Le génie qui frise la folie

Un texte de Hélène Fauteux

J’ai rencontré récemment une jeune femme qui s’est spécialisée en cinéma d’animation à l’Université Concordia, où j’ai moi-même fait mes classes en journalisme. Et j’ai été agréablement surprise qu’elle me dise avoir entendu parler de Raoul Barré dans ses cours, ce pionnier pourtant méconnu des dessins animés.

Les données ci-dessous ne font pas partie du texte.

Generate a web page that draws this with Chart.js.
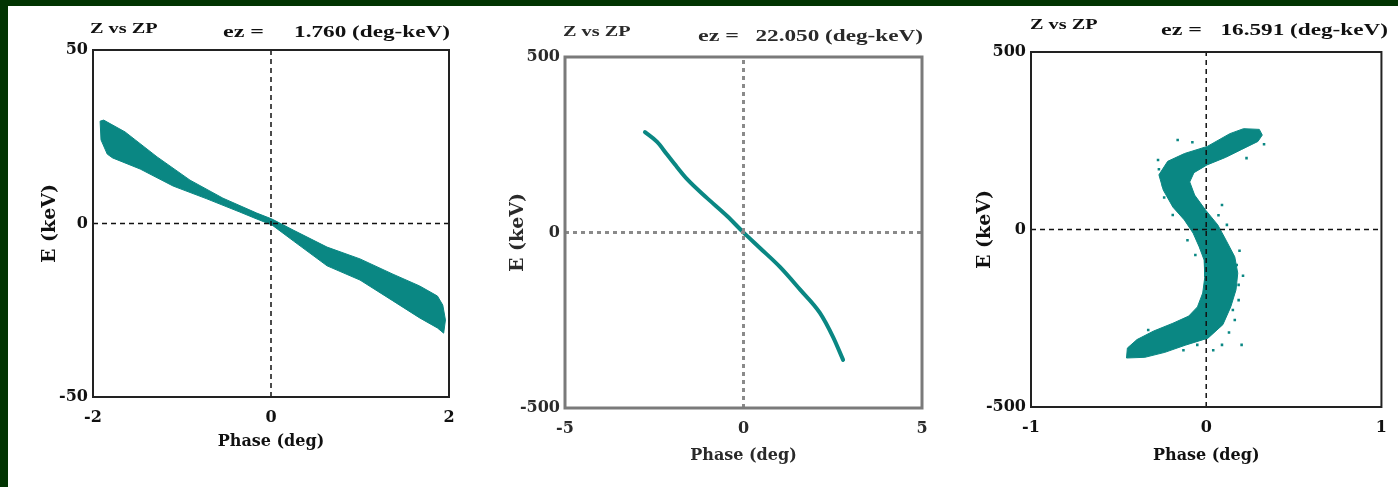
<!DOCTYPE html>
<html>
<head>
<meta charset="utf-8">
<script src="https://cdn.jsdelivr.net/npm/chart.js@4.4.0/dist/chart.umd.min.js"></script>
<style>
  body { margin:0; width:1398px; height:487px; background:#fff; position:relative; overflow:hidden; }
  .edge-top { position:absolute; left:0; top:0; width:1398px; height:6px; background:#023402; }
  .edge-left { position:absolute; left:0; top:0; width:8px; height:487px; background:#023402; }
  .panel { position:absolute; }
</style>
</head>
<body>
<div class="edge-top"></div>
<div class="edge-left"></div>
<div class="panel" style="left:10px;top:8px;width:460px;height:470px"><canvas id="c1"></canvas></div>
<div class="panel" style="left:480px;top:8px;width:460px;height:479px"><canvas id="c2"></canvas></div>
<div class="panel" style="left:940px;top:8px;width:458px;height:479px"><canvas id="c3"></canvas></div>

<script>
/* ---- values ---- */
const p1XTicks = [-2, 0, 2];
const p1YTicks = [-50, 0, 50];
const p1Emit = '1.760 (deg-keV)';
// outline of the particle band (upper edge left->right, lower edge right->left)
const p1Band = [
  [-1.92,29.5],[-1.88,29.8],[-1.64,26.4],[-1.28,19.2],[-0.91,12.5],[-0.54,7.3],[-0.16,3.0],
  [0.01,1.3],[0.25,-1.9],[0.63,-6.8],[1.00,-10.2],[1.37,-14.6],[1.67,-18.0],[1.87,-20.9],
  [1.93,-23.5],[1.96,-27.8],[1.94,-31.6],[1.87,-30.1],[1.67,-27.2],[1.37,-22.3],[1.00,-16.3],
  [0.63,-12.2],[0.25,-5.0],[0.01,-0.4],[-0.16,1.3],[-0.35,3.3],[-0.72,7.1],[-1.10,10.8],
  [-1.47,15.7],[-1.78,18.9],[-1.84,20.0],[-1.91,24.1],[-1.92,29.5]
];

const p2XTicks = [-5, 0, 5];
const p2YTicks = [-500, 0, 500];
const p2Emit = '22.050 (deg-keV)';
const p2Curve = [
  [-2.76,286],[-2.42,258],[-2.14,222],[-1.86,186],[-1.58,152],[-1.02,98],[-0.46,47],
  [-0.01,1],[0.46,-44],[1.02,-98],[1.58,-162],[2.14,-229],[2.51,-298],[2.79,-363]
];

const p3XTicks = [-1, 0, 1];
const p3YTicks = [-500, 0, 500];
const p3Emit = '16.591 (deg-keV)';
const p3Band = [
  [0.303,282],[0.213,284],[0.135,270],[0.006,234],[-0.124,214],[-0.22,192],[-0.27,154],
  [-0.245,111],[-0.19,63],[-0.125,27],[-0.075,-10],[-0.04,-49],[-0.012,-86],[-0.008,-134],
  [-0.02,-179],[-0.05,-218],[-0.10,-244],[-0.19,-264],[-0.30,-286],[-0.395,-310],
  [-0.45,-334],[-0.455,-362],
  [-0.35,-360],[-0.236,-346],[-0.12,-326],[0.01,-306],[0.095,-268],[0.14,-218],[0.17,-170],
  [0.18,-123],[0.163,-77],[0.113,-30],[0.066,13],[-0.004,55],[-0.066,97],[-0.094,134],
  [-0.07,160],[0.005,182],[0.11,203],[0.2,225],[0.295,248],[0.32,266],[0.303,282]
];
const p3Specks = [
  [-0.275,196],[-0.247,125],[-0.191,41],[-0.107,-30],[0.090,69],[0.118,13],[0.174,-100],
  [0.185,-199],[0.163,-255],[0.202,-325],[0.090,-325],[-0.051,-325],[-0.191,-306],
  [-0.331,-283],[-0.062,-72],[0.185,-156],[-0.163,252],[-0.079,246],[0.230,201],[0.152,-227],
  [-0.27,170],[-0.24,90],[0.07,40],[0.19,-60],[0.21,-130],[0.13,-290],[0.04,-340],
  [-0.13,-340],[0.25,262],[0.33,240]
];

const TEAL = '#0a8783';
const pts = arr => arr.map(([x, y]) => ({x, y}));

function makePanel(id, p) {
  const xMin = p.xTicks[0], xMax = p.xTicks[p.xTicks.length - 1];
  const yMin = p.yTicks[0], yMax = p.yTicks[p.yTicks.length - 1];
  const tickFont = {family: 'DejaVu Serif', weight: 'bold', size: 16};

  const datasets = [
    { data: [{x: xMin, y: 0}, {x: xMax, y: 0}], showLine: true, pointRadius: 0,
      borderColor: p.zeroColor, borderWidth: p.zeroWidth, borderDash: p.zeroDash },
    { data: [{x: 0, y: yMin}, {x: 0, y: yMax}], showLine: true, pointRadius: 0,
      borderColor: p.zeroColor, borderWidth: p.zeroWidth, borderDash: p.zeroDash }
  ];
  if (p.band) datasets.push({ data: pts(p.band), showLine: true, fill: 'shape', pointRadius: 0,
    backgroundColor: TEAL, borderColor: TEAL, borderWidth: 1, tension: 0 });
  if (p.curve) datasets.push({ data: pts(p.curve), showLine: true, fill: false, pointRadius: 0,
    borderColor: TEAL, borderWidth: 4, cubicInterpolationMode: 'monotone', borderCapStyle: 'round' });
  if (p.specks) datasets.push({ data: pts(p.specks), showLine: false, pointStyle: 'rect',
    pointRadius: 1.8, backgroundColor: TEAL, borderWidth: 0 });

  const framePlugin = {
    id: 'frame',
    afterDraw(chart) {
      const {ctx, chartArea: a} = chart;
      ctx.save();
      ctx.strokeStyle = p.frameColor;
      ctx.lineWidth = p.frameWidth;
      ctx.strokeRect(a.left, a.top, a.right - a.left, a.bottom - a.top);
      ctx.restore();
    }
  };
  // header line: stretched serif, like the original bitmap
  const headerPlugin = {
    id: 'header',
    afterDraw(chart) {
      const ctx = chart.ctx;
      const put = (txt, x, y, size, sx, align) => {
        ctx.save();
        ctx.translate(x, y);
        ctx.scale(sx, 1);
        ctx.font = 'bold ' + size + 'px "Liberation Serif"';
        ctx.fillStyle = p.textColor;
        ctx.textAlign = align;
        ctx.textBaseline = 'alphabetic';
        ctx.fillText(txt, 0, 0);
        ctx.restore();
      };
      put('Z vs ZP', p.head.zx, p.head.zy, 15, 1.35, 'left');
      put('ez =', p.head.ex, p.head.ey, 16, 1.5, 'left');
      put(p.emit, p.head.vx, p.head.ey, 16, 1.45, 'right');
    }
  };

  new Chart(document.getElementById(id), {
    type: 'scatter',
    data: { datasets },
    options: {
      responsive: true, maintainAspectRatio: false, animation: false,
      layout: { padding: { left: 0, right: p.padRight, top: p.padTop, bottom: 0 } },
      plugins: { legend: { display: false }, tooltip: { enabled: false } },
      scales: {
        x: {
          type: 'linear', min: xMin, max: xMax,
          afterBuildTicks: s => { s.ticks = p.xTicks.map(v => ({value: v})); },
          afterFit: s => { s.height = p.xAxisH; },
          grid: { display: false, drawTicks: false }, border: { display: false },
          ticks: { font: tickFont, color: p.textColor, padding: 11, maxRotation: 0, autoSkip: false,
                   callback: v => String(v) },
          title: { display: true, text: 'Phase (deg)', color: p.textColor,
                   font: {family: 'DejaVu Serif', weight: 'bold', size: 16},
                   padding: { top: 0, bottom: p.xTitlePad } }
        },
        y: {
          type: 'linear', min: yMin, max: yMax,
          afterBuildTicks: s => { s.ticks = p.yTicks.map(v => ({value: v})); },
          afterFit: s => { s.width = p.yAxisW; },
          grid: { display: false, drawTicks: false }, border: { display: false },
          ticks: { font: tickFont, color: p.textColor, padding: 5, autoSkip: false,
                   callback: v => String(v) },
          title: { display: true, text: 'E (keV)', color: p.textColor,
                   font: {family: 'DejaVu Serif', weight: 'bold', size: 19},
                   padding: { top: p.yTitlePad, bottom: 0 } }
        }
      }
    },
    plugins: [framePlugin, headerPlugin]
  });
}

makePanel('c1', {
  xTicks: p1XTicks, yTicks: p1YTicks, band: p1Band, emit: p1Emit,
  padRight: 21, padTop: 42, yAxisW: 83, xAxisH: 81, yTitlePad: 29, xTitlePad: 27,
  zeroColor: '#111', zeroWidth: 1.5, zeroDash: [5, 4], frameColor: '#222', frameWidth: 2,
  textColor: '#111', head: { zx: 80, zy: 25, ex: 213, ey: 29, vx: 440 }
});
makePanel('c2', {
  xTicks: p2XTicks, yTicks: p2YTicks, curve: p2Curve, emit: p2Emit,
  padRight: 18, padTop: 49, yAxisW: 85, xAxisH: 79, yTitlePad: 27, xTitlePad: 22,
  zeroColor: '#8a8a8a', zeroWidth: 3, zeroDash: [4, 4], frameColor: '#7a7a7a', frameWidth: 3,
  textColor: '#2a2a2a', head: { zx: 83, zy: 28, ex: 218, ey: 33, vx: 443 }
});
makePanel('c3', {
  xTicks: p3XTicks, yTicks: p3YTicks, band: p3Band, specks: p3Specks, emit: p3Emit,
  padRight: 11, padTop: 44, yAxisW: 91, xAxisH: 80, yTitlePad: 34, xTitlePad: 22,
  zeroColor: '#111', zeroWidth: 1.5, zeroDash: [5, 4], frameColor: '#222', frameWidth: 2,
  textColor: '#111', head: { zx: 90, zy: 21, ex: 221, ey: 27, vx: 448 }
});
</script>
</body>
</html>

Enfant, ce que je connaissais de l’artiste me venait de ses deux dessins à l’encre et aquarelle, dans les teintes de gris et de vieux rose, suspendus dans la salle à dîner. Ils représentaient des scènes parisiennes bien loin de notre quotidien en banlieue de Montréal : le jeune livreur d’un boulanger, son panier de pains posé sur sa tête, qui observe avec les autres passants deux gendarmes auprès d’une petite fille égarée et en pleurs, et ce qui semble être un marquis baisant la main d’une belle dame à la descente de son carrosse. Raoul Barré était le grand-père de mon père.

Ma grand-mère Fauteux était sa fille unique. Nous l’appelions grand-maman Guigui, ce qui était probablement un diminutif de son prénom, Marguerite. Mais elle prétendait plutôt que son père l’avait surnommée ainsi parce qu’elle ressemblait à un singe savant, appelé Guigui et qui était bien connu à Paris au moment de sa naissance dans la Ville Lumière. Était-ce de l’autodérision? Peut-être, puisqu’elle était vraiment jolie sur ses photos de jeunesse!

Grand-maman Guigui nous racontait aussi que si elle n’avait jamais appris à nager, c’était parce que son père l’avait lancée à la mer, bébé, du haut d’un quai du Massachussetts, pensant qu’elle se mettrait à patauger comme un petit chien. Ayant bien failli de se noyer, selon ses dires, elle en avait gardé une frousse de l’eau!

Bref, pour ma grand-mère, son père était un fou! Mais c’était avant tout un artiste de très grand talent, dont elle possédait de superbes toiles, en particulier celle, immense, de Mme Roy, l’épouse d’un ami très cher de ses parents. Et c’est non sans fierté qu’elle soulignait que certaines de ses œuvres étaient conservées au Musée national des beaux-arts du Québec et qu’il avait mis Félix Le Chat – mon « p’tit bonhomme » préféré – en film!

La publication d’André Martin, intitulée Barré l’Introuvable et produite à l’occasion du Festival international du cinéma d’animation à Ottawa en 1976, ou encore la réalisation en 2007 d’un épisode de l’émission La Quête de la télé franco ontarienne (TFO) consacrée à Raoul Barré, nous permettent de mesurer l’ampleur de la contribution aux arts visuels de cet homme de génie, montréalais d’origine.

Et aujourd’hui, le site Internet raoulbarre.ca se veut une nouvelle tribune pour faire la démonstration de la virtuosité de ce touche à tout qui a peint tant des reflets aqueux plus vrais que nature, que signé la première bande dessinée dans le quotidien La Presse et pavé la voie à Walt Disney.

Puissiez-vous vous y délecter de découvertes!